Рядовые члены «клана» заискивающе покатились со смеху, зажимая рты. Тоня непонимающе обводила всех взглядом. Она чувствовала, что смеются над ней, и беспощадно покраснела.
— She's not bad-looking, especially when she blushes. She reeks slightly of onion but with those natural pink cheeks of hers she probably makes a tasty borsch. Actually, I wouldn't at all mind tasting that borsch[6], — сказал Селезнев.
— Вы что-то плохое говорите обо мне? — растерянно спросила Тоня.
— Наоборот, — спокойно ответил Селезнев. — Я говорю моему другу Сереже, как вы мне нравитесь.
— Не верьте ему, Тоня, — вырвалось у Сережи. — Он говорит пошлости.
— Мой друг ревнует вас ко мне, Тоня, — усмехнулся Селезнев. — Кому вы верите больше — мне или ему? Ну-ка, взгляните мне в глаза. — Он взял Тоню за плечи и, слегка притянув к себе, впился в ее черные влажные глаза хорошо отработанным властным взглядом. Селезнев занимался не только культуризмом мускулов, но и культуризмом взгляда.
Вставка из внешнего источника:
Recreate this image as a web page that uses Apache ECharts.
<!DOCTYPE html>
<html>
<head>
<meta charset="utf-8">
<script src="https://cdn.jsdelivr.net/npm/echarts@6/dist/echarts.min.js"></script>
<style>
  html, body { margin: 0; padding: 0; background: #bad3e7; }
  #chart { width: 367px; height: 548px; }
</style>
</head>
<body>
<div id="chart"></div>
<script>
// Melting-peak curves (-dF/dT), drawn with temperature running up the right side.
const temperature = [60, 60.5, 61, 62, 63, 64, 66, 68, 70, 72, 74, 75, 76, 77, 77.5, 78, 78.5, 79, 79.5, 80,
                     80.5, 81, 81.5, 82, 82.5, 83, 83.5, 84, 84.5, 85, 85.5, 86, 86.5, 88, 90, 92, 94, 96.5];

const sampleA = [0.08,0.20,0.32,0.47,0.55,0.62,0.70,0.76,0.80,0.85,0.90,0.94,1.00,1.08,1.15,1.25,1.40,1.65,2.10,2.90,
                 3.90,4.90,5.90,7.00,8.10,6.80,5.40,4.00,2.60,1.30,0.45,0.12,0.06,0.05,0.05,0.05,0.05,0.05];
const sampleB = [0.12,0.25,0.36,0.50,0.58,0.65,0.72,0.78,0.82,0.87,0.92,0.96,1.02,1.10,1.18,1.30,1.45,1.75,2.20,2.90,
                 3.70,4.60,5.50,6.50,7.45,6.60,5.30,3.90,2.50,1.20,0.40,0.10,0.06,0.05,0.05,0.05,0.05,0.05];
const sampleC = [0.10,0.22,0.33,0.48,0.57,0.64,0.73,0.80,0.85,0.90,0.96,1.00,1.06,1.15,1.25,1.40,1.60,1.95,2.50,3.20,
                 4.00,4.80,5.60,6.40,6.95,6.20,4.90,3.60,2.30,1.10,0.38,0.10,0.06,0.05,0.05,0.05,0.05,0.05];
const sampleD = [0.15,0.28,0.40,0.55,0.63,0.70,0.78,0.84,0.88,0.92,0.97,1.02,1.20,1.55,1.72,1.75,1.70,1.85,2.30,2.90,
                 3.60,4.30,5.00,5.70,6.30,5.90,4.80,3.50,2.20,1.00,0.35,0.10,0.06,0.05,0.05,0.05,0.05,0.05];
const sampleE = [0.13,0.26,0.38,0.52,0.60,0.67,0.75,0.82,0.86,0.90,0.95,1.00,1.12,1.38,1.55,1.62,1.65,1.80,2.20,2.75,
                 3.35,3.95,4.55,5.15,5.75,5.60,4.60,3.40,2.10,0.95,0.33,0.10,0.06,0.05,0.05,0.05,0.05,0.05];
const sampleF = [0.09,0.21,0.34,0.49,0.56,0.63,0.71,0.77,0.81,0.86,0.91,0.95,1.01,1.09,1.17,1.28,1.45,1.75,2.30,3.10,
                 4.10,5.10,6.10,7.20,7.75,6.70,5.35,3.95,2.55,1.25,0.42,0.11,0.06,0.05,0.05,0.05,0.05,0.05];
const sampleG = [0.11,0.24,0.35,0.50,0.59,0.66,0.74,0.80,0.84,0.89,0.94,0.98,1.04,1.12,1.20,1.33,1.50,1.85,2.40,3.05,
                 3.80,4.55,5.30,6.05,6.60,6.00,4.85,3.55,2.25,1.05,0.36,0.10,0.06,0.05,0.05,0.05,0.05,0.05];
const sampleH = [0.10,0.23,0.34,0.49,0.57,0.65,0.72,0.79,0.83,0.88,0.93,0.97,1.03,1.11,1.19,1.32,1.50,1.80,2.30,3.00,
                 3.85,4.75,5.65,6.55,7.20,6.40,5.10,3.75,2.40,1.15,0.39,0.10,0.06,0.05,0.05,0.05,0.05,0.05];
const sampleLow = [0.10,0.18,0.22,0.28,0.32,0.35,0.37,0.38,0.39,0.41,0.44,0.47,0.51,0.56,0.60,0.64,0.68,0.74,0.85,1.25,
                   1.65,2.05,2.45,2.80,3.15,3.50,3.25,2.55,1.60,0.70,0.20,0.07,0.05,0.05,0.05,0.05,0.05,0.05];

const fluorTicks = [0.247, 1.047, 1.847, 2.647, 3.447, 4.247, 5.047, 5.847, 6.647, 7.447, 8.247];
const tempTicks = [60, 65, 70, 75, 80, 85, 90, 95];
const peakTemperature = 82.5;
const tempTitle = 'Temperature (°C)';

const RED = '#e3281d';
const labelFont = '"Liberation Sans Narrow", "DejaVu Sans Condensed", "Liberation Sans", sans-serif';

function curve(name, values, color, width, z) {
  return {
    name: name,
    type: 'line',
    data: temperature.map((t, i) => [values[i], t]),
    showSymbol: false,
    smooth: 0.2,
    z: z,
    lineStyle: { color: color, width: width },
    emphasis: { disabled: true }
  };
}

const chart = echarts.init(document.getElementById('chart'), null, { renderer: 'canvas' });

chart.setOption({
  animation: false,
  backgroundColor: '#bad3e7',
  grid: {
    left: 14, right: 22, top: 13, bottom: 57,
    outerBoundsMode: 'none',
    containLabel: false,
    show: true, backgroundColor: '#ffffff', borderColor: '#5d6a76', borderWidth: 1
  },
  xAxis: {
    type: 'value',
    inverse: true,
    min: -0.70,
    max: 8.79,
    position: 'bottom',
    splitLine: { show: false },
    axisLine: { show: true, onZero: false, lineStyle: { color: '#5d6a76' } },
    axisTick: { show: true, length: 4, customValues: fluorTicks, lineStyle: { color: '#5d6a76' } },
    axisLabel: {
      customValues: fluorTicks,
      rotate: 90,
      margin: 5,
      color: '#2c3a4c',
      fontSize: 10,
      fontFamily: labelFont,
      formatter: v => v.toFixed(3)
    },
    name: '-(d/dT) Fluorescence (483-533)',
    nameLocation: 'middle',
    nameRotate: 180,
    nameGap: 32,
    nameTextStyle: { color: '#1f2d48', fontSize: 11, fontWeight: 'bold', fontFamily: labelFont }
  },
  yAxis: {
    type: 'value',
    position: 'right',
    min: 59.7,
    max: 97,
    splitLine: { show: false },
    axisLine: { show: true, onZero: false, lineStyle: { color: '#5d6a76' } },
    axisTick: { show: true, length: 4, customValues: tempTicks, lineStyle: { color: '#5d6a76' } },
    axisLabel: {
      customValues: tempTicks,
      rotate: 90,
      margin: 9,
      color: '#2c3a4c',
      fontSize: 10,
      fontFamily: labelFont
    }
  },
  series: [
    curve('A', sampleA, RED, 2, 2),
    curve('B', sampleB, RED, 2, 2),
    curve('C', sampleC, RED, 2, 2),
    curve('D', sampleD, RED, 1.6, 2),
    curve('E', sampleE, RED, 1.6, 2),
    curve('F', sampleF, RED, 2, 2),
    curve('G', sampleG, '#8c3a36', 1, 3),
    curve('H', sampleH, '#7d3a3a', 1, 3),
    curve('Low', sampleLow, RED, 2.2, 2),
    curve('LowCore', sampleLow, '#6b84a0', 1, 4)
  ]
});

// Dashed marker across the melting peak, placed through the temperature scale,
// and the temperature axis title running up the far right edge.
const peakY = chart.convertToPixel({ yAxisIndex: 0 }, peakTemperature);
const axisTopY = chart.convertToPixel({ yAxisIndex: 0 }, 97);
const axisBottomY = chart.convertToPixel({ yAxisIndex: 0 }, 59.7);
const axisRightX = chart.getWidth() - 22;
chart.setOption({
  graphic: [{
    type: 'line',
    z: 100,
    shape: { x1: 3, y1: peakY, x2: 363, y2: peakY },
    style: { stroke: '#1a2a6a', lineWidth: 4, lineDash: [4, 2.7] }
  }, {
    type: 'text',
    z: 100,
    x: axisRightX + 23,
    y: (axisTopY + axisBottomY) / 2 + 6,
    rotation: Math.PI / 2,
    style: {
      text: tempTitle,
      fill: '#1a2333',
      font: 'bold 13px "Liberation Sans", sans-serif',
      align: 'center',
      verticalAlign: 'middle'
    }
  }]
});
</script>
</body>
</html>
— Не знаю… — сказала Тоня, невольно опуская глаза, вырвалась из рук Селезнева и убежала в темноту с посиделок.
— I don't think we should ruin our friendship over this little girl; she's just a short episode in my life, and I'll never see her again. But you and I are from the same «clan», and we could be of use to each other later or in the future which belongs to us. I don't advise you to quarrel with me![7]
Однажды Селезнев вернулся в избу, где они разместились, под утро и, укладываясь с Сережей рядом на полу, с обычной деланной скукой в голосе сказал:
— It was hard work — she was a virgin.[8]
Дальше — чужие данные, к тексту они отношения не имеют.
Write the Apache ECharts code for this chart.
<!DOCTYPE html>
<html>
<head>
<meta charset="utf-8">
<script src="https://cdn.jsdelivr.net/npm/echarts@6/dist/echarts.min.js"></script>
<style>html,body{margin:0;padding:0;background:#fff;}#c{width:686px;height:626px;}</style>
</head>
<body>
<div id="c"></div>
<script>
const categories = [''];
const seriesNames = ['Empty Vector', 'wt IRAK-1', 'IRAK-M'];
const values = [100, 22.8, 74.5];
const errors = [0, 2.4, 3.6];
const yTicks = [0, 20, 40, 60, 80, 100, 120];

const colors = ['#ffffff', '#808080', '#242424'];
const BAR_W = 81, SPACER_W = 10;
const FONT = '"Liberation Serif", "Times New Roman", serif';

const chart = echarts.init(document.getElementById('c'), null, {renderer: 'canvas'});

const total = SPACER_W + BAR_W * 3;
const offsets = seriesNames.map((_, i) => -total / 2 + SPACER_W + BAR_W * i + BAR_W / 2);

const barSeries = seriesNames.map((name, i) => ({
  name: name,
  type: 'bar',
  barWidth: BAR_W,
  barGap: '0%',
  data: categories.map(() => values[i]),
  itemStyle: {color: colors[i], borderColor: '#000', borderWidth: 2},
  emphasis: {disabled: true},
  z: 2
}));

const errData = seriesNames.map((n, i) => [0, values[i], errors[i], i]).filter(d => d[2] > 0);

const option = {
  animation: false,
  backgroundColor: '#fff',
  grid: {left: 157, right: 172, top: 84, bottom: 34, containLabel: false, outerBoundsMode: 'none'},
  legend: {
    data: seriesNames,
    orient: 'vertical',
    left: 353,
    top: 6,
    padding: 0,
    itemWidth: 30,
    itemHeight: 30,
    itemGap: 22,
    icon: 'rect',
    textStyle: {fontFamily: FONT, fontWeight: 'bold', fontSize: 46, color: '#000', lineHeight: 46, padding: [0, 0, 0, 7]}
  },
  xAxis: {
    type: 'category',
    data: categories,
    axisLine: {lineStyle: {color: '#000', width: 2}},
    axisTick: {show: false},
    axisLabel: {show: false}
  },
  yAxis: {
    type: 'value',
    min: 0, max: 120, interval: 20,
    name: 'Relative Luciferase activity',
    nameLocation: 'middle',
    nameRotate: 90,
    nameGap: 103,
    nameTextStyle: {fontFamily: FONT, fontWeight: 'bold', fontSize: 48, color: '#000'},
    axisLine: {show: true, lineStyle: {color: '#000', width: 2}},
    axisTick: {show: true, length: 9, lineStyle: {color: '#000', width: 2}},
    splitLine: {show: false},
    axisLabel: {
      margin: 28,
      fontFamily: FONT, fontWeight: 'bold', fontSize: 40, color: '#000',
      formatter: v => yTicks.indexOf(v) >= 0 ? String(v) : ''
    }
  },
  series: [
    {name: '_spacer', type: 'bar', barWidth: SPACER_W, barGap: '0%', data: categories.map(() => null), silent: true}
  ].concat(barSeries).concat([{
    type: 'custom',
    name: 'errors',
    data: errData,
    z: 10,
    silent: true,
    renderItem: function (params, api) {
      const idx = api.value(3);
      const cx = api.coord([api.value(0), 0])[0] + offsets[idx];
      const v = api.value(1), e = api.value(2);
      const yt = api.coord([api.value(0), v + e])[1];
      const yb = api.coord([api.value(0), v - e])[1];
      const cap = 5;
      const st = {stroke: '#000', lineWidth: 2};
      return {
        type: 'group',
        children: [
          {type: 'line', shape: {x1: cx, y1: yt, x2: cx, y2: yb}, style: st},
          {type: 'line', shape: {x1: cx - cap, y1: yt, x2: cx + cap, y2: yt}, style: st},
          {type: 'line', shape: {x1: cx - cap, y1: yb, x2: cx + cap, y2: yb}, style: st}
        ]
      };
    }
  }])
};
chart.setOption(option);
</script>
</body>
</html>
Сережа схватил Селезнева, приподняв его с пола, и наотмашь ударил, ответив ему тоже по-английски:
— You bastard![9]
Мальчики повыскакивали из-под одеял, зажгли лампу. С полатей свесилась голова бабки, приютившей их:
— Господи Иисусе! Никак, дерутся! А еще городские…
Селезнев, чуть раскачиваясь, стоял перед Сережей в майке и трусах, поигрывая своими скульптурными мускулами:
— Обратите внимание, я его не тронул, хотя мог раздавить, как козявку. А за что он меня ударил? Пусть скажет. Ему нечего сказать.
Тогда Сережа развернулся и еще раз ударил Селезнева по щеке. На Сережу бросились со всех сторон, скрутили руки. Дело кончилось тем, что Сереже вкатили выговор по комсомольской линии за «хулиганство во время картофелеуборочной кампании».
Однажды Сережину школу посетила группа американских школьников старших классов. Директриса очень волновалась: «мероприятие» должно было пройти «на высоте». Двое американцев, как и ожидалось, были в джинсах и с длинными волосами, так что внешне почти не отличались от наших «англичан», но часы на руках у них были попроще и чуингама они не жевали. Была и американская девочка с прямыми льняными волосами и васильковыми глазами. Американцы вели себя довольно просто, но у сопровождавшего их долговязого дяди из госдепартамента на лице была такая же натянутая тревожная любезность, как и у директрисы, одетой по редкому случаю в несколько игривый брючный костюм.